Thursday, January 11, 2007

Contrarian Commodity Note

A recent post by BCA Research mentions the structural demand support for oil: "Crude oil prices have fallen roughly 10% in the past month, reflecting plentiful crude inventories and warmer-than-usual weather in the northern hemisphere. We doubt there is sustainable downside from here. From a cyclical standpoint, the slowdown in the global economy should prove shallow and short-lived, so any demand softness will be limited. Longer-term, the emerging world’s thirst for oil will only increase. On the supply side, OPEC is trying to establish US$60 as a floor, and the lack of spare capacity among cartel members other than Saudi Arabia suggests it will ultimately succeed. Finally, while geopolitical strains are well known, they will keep oil price risks to the upside. Bottom line: we think the correction in oil prices is well advanced and look for prices to trend higher."

Seasonally, oil investments typically do well from February through late Spring as expectations begin to build for the summer driving and air conditioning demand. We view the current lull in pricing as a solid contrarian entry point.
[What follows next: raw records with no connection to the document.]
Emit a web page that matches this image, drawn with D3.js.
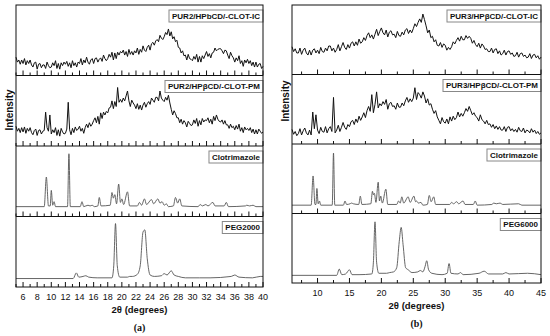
<!DOCTYPE html>
<html lang="en">
<head>
<meta charset="utf-8">
<title>XRD patterns</title>
<script src="https://cdn.jsdelivr.net/npm/d3@7"></script>
<style>
  body { margin: 0; background: #fff; }
  text { font-family: Arial, "Liberation Sans", sans-serif; fill: #111; }
</style>
</head>
<body>
<svg id="chart" width="550" height="336"></svg>
<script>
// Tick labels
var ticksA = [6, 8, 10, 12, 14, 16, 18, 20, 22, 24, 26, 28, 30, 32, 34, 36, 38, 40];
var ticksB = [10, 15, 20, 25, 30, 35, 40, 45];

// Series names (top to bottom)
var namesA = ["PUR2/HPbCD/-CLOT-IC", "PUR2/HP\u03b2CD/-CLOT-PM", "Clotrimazole", "PEG2000"];
var namesB = ["PUR3/HP\u03b2CD/-CLOT-IC", "PUR3/HP\u03b2CD/-CLOT-PM", "Clotrimazole", "PEG6000"];

// Noisy scans, relative intensity
// (a) every 0.2 deg from 5, one row per degree
var icA = [
  26,19,22,16,22, 17,24,15,21,17, 22,15,12,18,19, 9,16,17,11,15, 15,10,19,14,11,
  12,18,14,21,10, 17,9,18,14,19, 16,20,13,18,11, 21,14,18,12,19, 17,24,15,22,18,
  26,19,16,22,24, 17,24,25,19,23, 25,20,29,24,21, 24,30,26,33,22, 32,24,33,29,34,
  32,36,29,34,27, 37,30,34,29,35, 32,39,30,37,33, 42,36,34,40,43, 36,45,47,43,49,
  51,48,57,53,51, 55,61,58,66,56, 62,52,55,48,50, 40,39,32,35,28, 29,22,30,24,23,
  21,27,23,30,19, 27,19,28,24,29, 34,27,31,25,32, 33,39,35,37,38, 38,35,31,36,35,
  29,24,33,28,25, 19,25,21,28,17, 21,13,22,18,23, 17,21,14,19,12, 19,12,16,17,10,
  13
];
var pmA = [
  28,21,25,19,26, 20,27,18,25,21, 26,19,16,22,24, 15,22,23,17,21, 22,48,26,21,44,
  17,23,19,26,15, 23,14,25,20,17, 18,24,62,23,16, 25,19,27,22,24, 28,21,25,18,26,
  31,26,33,28,31, 36,40,33,42,31, 47,39,48,44,49, 47,54,55,64,53, 63,56,83,62,66,
  62,68,64,71,78, 64,56,65,61,58, 53,60,52,58,51, 58,62,55,60,63, 59,68,65,62,69,
  69,64,78,68,65, 63,69,65,72,61, 52,44,50,46,40, 40,33,38,31,36, 33,27,35,32,29,
  30,37,32,39,28, 36,30,39,34,37, 36,40,33,38,31, 42,36,44,38,35, 34,37,31,36,30,
  30,25,31,26,28, 23,29,24,31,21, 26,19,27,23,25, 22,26,19,24,17, 23,17,24,21,18,
  20
];
// (b) every 0.25 deg from 6, one row per degree
var icB = [
  40,33,37,31, 31,38,29,35, 38,31,28,35, 28,35,37,31, 35,30,39,33, 32,38,34,41,
  41,34,38,32, 36,43,34,40, 46,39,36,43, 38,45,47,41, 47,42,51,45, 47,53,49,56,
  60,53,57,51, 58,65,56,62, 67,60,57,64, 54,61,63,57, 58,53,62,56, 55,61,57,64,
  66,59,64,60, 66,73,69,75, 80,75,87,79, 70,60,64,53, 55,47,50,42, 41,46,39,44,
  42,35,39,36, 40,47,44,49, 53,48,55,50, 50,56,52,55, 52,45,49,43, 40,45,38,44,
  41,36,37,33, 33,38,31,36, 37,30,34,28, 30,35,28,33, 34,29,31,26, 27,32,25,30,
  31,26,28,24, 25,30,23,28, 29,24,27,22,
  25
];
var pmB = [
  21,14,18,12, 15,22,13,19, 23,16,13,20, 13,46,22,42, 20,15,24,18, 17,25,16,22,
  25,18,67,16, 20,27,18,24, 31,24,21,28, 25,32,34,28, 36,31,40,34, 39,45,38,48,
  54,47,71,45, 57,75,52,58, 55,61,57,64, 50,58,60,54, 55,50,59,53, 53,59,55,62,
  67,60,65,61, 66,81,64,74, 71,66,75,69, 59,65,56,58, 50,44,48,39, 34,29,38,32,
  30,36,29,39, 33,40,35,38, 46,39,44,40, 45,51,47,54, 48,42,45,40, 38,33,42,35,
  33,29,34,28, 29,24,28,22, 26,21,25,20, 20,25,18,24, 25,19,22,18, 21,17,24,19,
  18,23,16,20, 19,16,22,17, 20,15,18,14,
  16
];

// Crystalline patterns as [2theta, intensity]
var clotA = [
  [5,14],[9.0,14],[9.3,56],[9.6,15],[9.85,15],[10.0,37],[10.2,16],[10.4,21],[10.6,14],
  [12.3,14],[12.5,89],[12.7,14],
  [14.1,14],[14.35,21],[14.6,14],[15.2,16],[15.5,15],[15.8,16],[16.1,14],
  [16.6,15],[16.8,27],[17.05,15],
  [18.35,16],[18.6,34],[18.8,26],[19.0,31],[19.25,18],[19.55,46],[19.8,20],[20.0,25],[20.25,17],[20.8,35],[21.1,15],
  [22.2,15],[22.5,20],[22.8,16],[23.2,25],[23.5,17],[24.2,24],[24.5,18],[25.1,25],[25.4,19],[25.7,21],[26.0,16],[26.3,18],[26.6,14],
  [27.3,15],[27.6,27],[27.9,19],[28.2,25],[28.5,15],
  [30.8,14],[31.1,17],[31.4,15],[31.9,17],[32.2,15],[32.9,20],[33.2,15],[34.5,15],[34.8,20],[35.1,14],
  [37.5,15],[37.7,16],[38.1,15],[38.6,16],[39,14],[40,14]
];
var pegA = [
  [5,12],[13.1,12],[13.55,20],[13.9,14],[14.5,15],[14.9,16],[15.3,14],[16.5,13],[18.6,13],
  [18.85,30],[19.1,90],[19.35,30],[19.7,14],[20.8,14],[21.1,15],[21.5,15],[22.2,18],[22.6,30],
  [23.0,78],[23.25,81],[23.6,40],[24.0,17],[24.6,15],[25.6,16],[26.0,19],[26.4,17],[27.0,23],
  [27.4,17],[28.0,15],[29,13],[31,13],[32.5,13],[35.5,15],[36.0,17],[36.6,14],[38.5,13],[39.6,15],[40,15]
];
var clotB = [
  [6,12],[9.0,12],[9.3,54],[9.6,13],[9.75,13],[9.9,36],[10.1,14],[10.3,18],[10.5,12],
  [12.3,12],[12.5,87],[12.7,12],
  [14.05,12],[14.3,18],[14.55,13],[15.1,14],[15.3,15],[15.6,14],
  [16.45,13],[16.7,25],[16.95,13],
  [18.35,14],[18.6,32],[18.75,27],[18.9,29],[19.15,16],[19.5,45],[19.7,18],[19.9,25],[20.15,15],[20.7,35],[21.0,13],
  [22.4,13],[22.7,18],[22.95,15],[23.2,24],[23.5,15],[24.2,24],[24.5,16],[25.1,25],[25.35,17],[25.5,18],[25.8,15],[26.2,16],[26.5,12],
  [27.2,13],[27.5,26],[27.8,17],[28.2,24],[28.5,13],
  [30.7,13],[31.0,16],[31.3,14],[31.8,17],[32.1,14],[32.8,18],[33.1,13],[34.4,13],[34.7,18],[35.0,12],
  [37.3,13],[37.6,15],[38.0,14],[38.6,15],[39,13],[41.5,14],[42,12],[45,12]
];
var pegB = [
  [6,11],[13.0,11],[13.4,20],[13.8,12],[14.4,13],[15.0,19],[15.4,12],[16.5,12],[18.5,13],
  [18.75,30],[19.0,88],[19.25,30],[19.6,14],[20.8,14],[21.3,15],[21.9,16],[22.4,22],[22.8,60],
  [23.1,80],[23.4,55],[23.8,22],[24.2,19],[24.8,15],[25.7,16],[26.1,18],[26.5,16],[26.85,24],
  [27.1,32],[27.4,19],[27.9,14],[29.5,12],[30.3,14],[30.6,28],[30.9,14],[32.0,13],[32.4,15],
  [32.8,12],[35.3,14],[36.1,17],[36.8,13],[39.0,13],[39.5,15],[40,13],[42.9,14],[45,12]
];

var svg = d3.select("#chart");

// turn an evenly spaced scan into [x, y] pairs
function scan(vals, start, step) {
  return vals.map(function(v, i) { return [start + i * step, v]; });
}

function drawPanel(p) {
  var x = d3.scaleLinear().domain(p.domain).range([p.left, p.right]);
  var h = (p.bottom - p.top) / 4;

  p.series.forEach(function(s, k) {
    var top = p.top + k * h, bot = top + h;
    var y = d3.scaleLinear().domain([0, 100]).range([bot, top]);
    var line = d3.line()
      .x(function(d) { return x(d[0]); })
      .y(function(d) { return y(d[1]); });
    if (!s.noisy) line.curve(d3.curveMonotoneX);

    svg.append("path")
      .datum(s.data)
      .attr("d", line)
      .attr("fill", "none")
      .attr("stroke", s.noisy ? "#111" : "#555")
      .attr("stroke-width", s.noisy ? 1.0 : 0.9)
      .attr("stroke-linejoin", "round");

    // ticks pointing up from the bottom of every strip
    svg.append("g").selectAll("line")
      .data(p.minor)
      .enter().append("line")
      .attr("x1", function(d) { return x(d); })
      .attr("x2", function(d) { return x(d); })
      .attr("y1", bot)
      .attr("y2", function(d) { return bot - (p.major.indexOf(d) >= 0 ? 5 : 3); })
      .attr("stroke", "#111")
      .attr("stroke-width", 1);

    // label box
    var lab = svg.append("g");
    var t = lab.append("text")
      .attr("x", p.right - 3)
      .attr("y", top + 13.5)
      .attr("text-anchor", "end")
      .style("font-size", "8px")
      .style("font-weight", "bold")
      .text(s.name);
    var w = t.node().getComputedTextLength();
    lab.insert("rect", "text")
      .attr("x", p.right - w - 6)
      .attr("y", top + 5)
      .attr("width", w + 6)
      .attr("height", 12)
      .attr("fill", "#fff")
      .attr("stroke", "#888")
      .attr("stroke-width", 1);

    if (k > 0) {
      svg.append("line")
        .attr("x1", p.left).attr("x2", p.right)
        .attr("y1", top).attr("y2", top)
        .attr("stroke", "#111").attr("stroke-width", 1);
    }
  });

  svg.append("rect")
    .attr("x", p.left).attr("y", p.top)
    .attr("width", p.right - p.left).attr("height", p.bottom - p.top)
    .attr("fill", "none").attr("stroke", "#111").attr("stroke-width", 1);

  svg.append("g").selectAll("text")
    .data(p.major.filter(function(d) { return d >= p.domain[0]; }))
    .enter().append("text")
    .attr("x", function(d) { return x(d); })
    .attr("y", p.bottom + 13)
    .attr("text-anchor", "middle")
    .style("font-size", "9px")
    .text(function(d) { return d; });

  var mid = (p.left + p.right) / 2;
  svg.append("text")
    .attr("x", mid).attr("y", p.bottom + 26)
    .attr("text-anchor", "middle")
    .style("font-size", "9.5px")
    .style("font-weight", "bold")
    .text("2\u03b8 (degrees)");

  svg.append("text")
    .attr("x", mid).attr("y", p.bottom + 44)
    .attr("text-anchor", "middle")
    .style("font-family", "'Liberation Serif', 'DejaVu Serif', serif")
    .style("font-size", "10px")
    .style("font-weight", "bold")
    .text(p.tag);

  svg.append("text")
    .attr("transform", "translate(" + p.ylabX + "," + p.ylabY + ") rotate(-90)")
    .attr("text-anchor", "middle")
    .style("font-size", "10px")
    .style("font-weight", "bold")
    .text("Intensity");
}

drawPanel({
  left: 16, right: 263, top: 5, bottom: 287,
  domain: [5, 40],
  major: ticksA,
  minor: d3.range(5, 40.5, 1),
  tag: "(a)", ylabX: 13, ylabY: 110,
  series: [
    { name: namesA[0], data: scan(icA, 5, 0.2), noisy: true },
    { name: namesA[1], data: scan(pmA, 5, 0.2), noisy: true },
    { name: namesA[2], data: clotA },
    { name: namesA[3], data: pegA }
  ]
});

drawPanel({
  left: 292, right: 541, top: 5, bottom: 283,
  domain: [6, 45],
  major: ticksB,
  minor: d3.range(7.5, 45.5, 2.5),
  tag: "(b)", ylabX: 289, ylabY: 101,
  series: [
    { name: namesB[0], data: scan(icB, 6, 0.25), noisy: true },
    { name: namesB[1], data: scan(pmB, 6, 0.25), noisy: true },
    { name: namesB[2], data: clotB },
    { name: namesB[3], data: pegB }
  ]
});
</script>
</body>
</html>
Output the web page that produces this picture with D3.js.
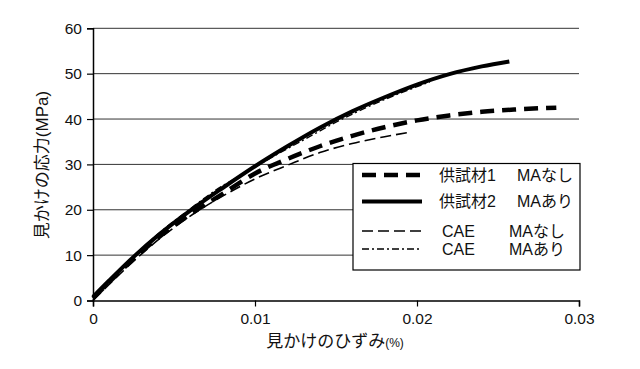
<!DOCTYPE html>
<html>
<head>
<meta charset="utf-8">
<script src="https://cdn.jsdelivr.net/npm/d3@7"></script>
<style>
  html, body { margin: 0; padding: 0; background: #fff; }
  svg { display: block; font-family: "Liberation Sans", "Noto Sans CJK JP", sans-serif; }
</style>
</head>
<body>
<svg id="chart" width="640" height="369"></svg>
<script>
// strain (-) / stress (MPa)
const sample1Strain = [0, 0.002, 0.004, 0.006, 0.008, 0.010, 0.012, 0.014, 0.016, 0.018, 0.020, 0.022, 0.024, 0.026, 0.0286]
const sample1Stress = [0.5, 7.5, 13.8, 19.0, 23.5, 28.0, 31.2, 34.0, 36.3, 38.2, 39.7, 40.8, 41.6, 42.1, 42.5]

const sample2Strain = [0, 0.001, 0.0025, 0.004, 0.006, 0.008, 0.010, 0.012, 0.014, 0.016, 0.018, 0.020, 0.022, 0.024, 0.0257]
const sample2Stress = [0.8, 4.4, 9.6, 14.3, 19.8, 24.8, 29.6, 34.0, 38.1, 41.7, 44.8, 47.6, 49.9, 51.6, 52.7]

const caeNoStrain = [0, 0.002, 0.004, 0.006, 0.008, 0.010, 0.012, 0.014, 0.016, 0.018, 0.0194]
const caeNoStress = [0, 7.0, 13.3, 18.6, 23.0, 26.8, 29.8, 32.6, 34.6, 36.1, 37.0]

const caeMaStrain = [0, 0.002, 0.004, 0.006, 0.008, 0.0091, 0.011, 0.013, 0.015, 0.018, 0.0208]
const caeMaStress = [0, 7.8, 14.6, 20.2, 25.3, 27.5, 31.5, 35.4, 39.3, 44.3, 48.2]

const xTicks = [0, 0.01, 0.02, 0.03]
const yTicks = [0, 10, 20, 30, 40, 50, 60]

const legendNames = [["供試材1", "MAなし"], ["供試材2", "MAあり"], ["CAE", "MAなし"], ["CAE", "MAあり"]]

const series = [
  { xs: sample1Strain, ys: sample1Stress, width: 4.5, dash: "14,8" },
  { xs: sample2Strain, ys: sample2Stress, width: 4, dash: null },
  { xs: caeNoStrain, ys: caeNoStress, width: 1.6, dash: "11,5" },
  { xs: caeMaStrain, ys: caeMaStress, width: 1.4, dash: "7,3,2,3" }
]

const svg = d3.select("#chart")
const pLeft = 93, pRight = 579, pTop = 28.3, pBottom = 300.5

const x = d3.scaleLinear().domain([0, 0.03]).range([pLeft, pRight])
const y = d3.scaleLinear().domain([0, 60]).range([pBottom, pTop])

// grid
svg.append("g")
  .selectAll("line")
  .data(yTicks.filter(d => d > 0))
  .enter().append("line")
    .attr("x1", pLeft).attr("x2", pRight)
    .attr("y1", d => y(d)).attr("y2", d => y(d))
    .attr("stroke", "#333")
    .attr("stroke-width", 1)

// axes
const yAxis = svg.append("g")
  .attr("transform", `translate(${pLeft},0)`)
  .call(d3.axisLeft(y).tickValues(yTicks).tickSize(6).tickPadding(5).tickFormat(d3.format("d")))
const xAxis = svg.append("g")
  .attr("transform", `translate(0,${pBottom})`)
  .call(d3.axisBottom(x).tickValues(xTicks).tickSize(6).tickPadding(6).tickFormat(d => d === 0 ? "0" : d3.format(".2f")(d)))

;[xAxis, yAxis].forEach(a => {
  a.select(".domain").attr("stroke", "#000").attr("stroke-width", 1.5)
  a.selectAll(".tick line").attr("stroke", "#000").attr("stroke-width", 1.2)
  a.selectAll(".tick text")
    .attr("fill", "#111")
    .style("font-family", "'Liberation Sans', sans-serif")
    .style("font-size", "15.5px")
})

// curves
const line = d3.line()
  .x(d => x(d[0]))
  .y(d => y(d[1]))
  .curve(d3.curveMonotoneX)

svg.append("g")
  .selectAll("path")
  .data(series)
  .enter().append("path")
    .attr("d", s => line(s.xs.map((v, i) => [v, s.ys[i]])))
    .attr("fill", "none")
    .attr("stroke", "#000")
    .attr("stroke-width", s => s.width)
    .attr("stroke-dasharray", s => s.dash)
    .attr("stroke-linecap", "butt")

// legend
const lg = svg.append("g")
lg.append("rect")
  .attr("x", 353).attr("y", 163.5)
  .attr("width", 227).attr("height", 106.5)
  .attr("fill", "#fff")
  .attr("stroke", "#000")
  .attr("stroke-width", 1.2)

const rowY = [175, 201.5, 231, 249]
const nameX = [[439, 517], [439, 517], [442, 509], [442, 509]]

legendNames.forEach((nm, i) => {
  lg.append("line")
    .attr("x1", 362).attr("x2", 422)
    .attr("y1", rowY[i]).attr("y2", rowY[i])
    .attr("stroke", "#000")
    .attr("stroke-width", series[i].width)
    .attr("stroke-dasharray", series[i].dash)
  nm.forEach((t, j) => {
    lg.append("text")
      .attr("x", nameX[i][j]).attr("y", rowY[i])
      .attr("dy", "0.36em")
      .style("font-size", "16px")
      .attr("fill", "#111")
      .text(t)
  })
})

// axis titles
svg.append("text")
  .attr("transform", "translate(48,165) rotate(-90)")
  .attr("text-anchor", "middle")
  .style("font-size", "17px")
  .attr("fill", "#111")
  .text("見かけの応力(MPa)")

const xt = svg.append("text")
  .attr("x", 335).attr("y", 347)
  .attr("text-anchor", "middle")
  .style("font-size", "17px")
  .attr("fill", "#111")
xt.append("tspan").text("見かけのひずみ")
xt.append("tspan").style("font-size", "12px").text("(%)")
</script>
</body>
</html>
Strategy Update: our Dynamic Commodity Strategy has dramatically outperformed the Rydex Commodity Fund over the past year at much lower volatility (see chart). Part of the reason for this is our flexibility to adjust absolute commodity exposure. We are now fully invested in commodity ETFs in this strategy. With equity markets at highs, interest rates range bound and specialty areas such as REITs overbought, we view commodities as an emerging attractive investment for the next several quarters.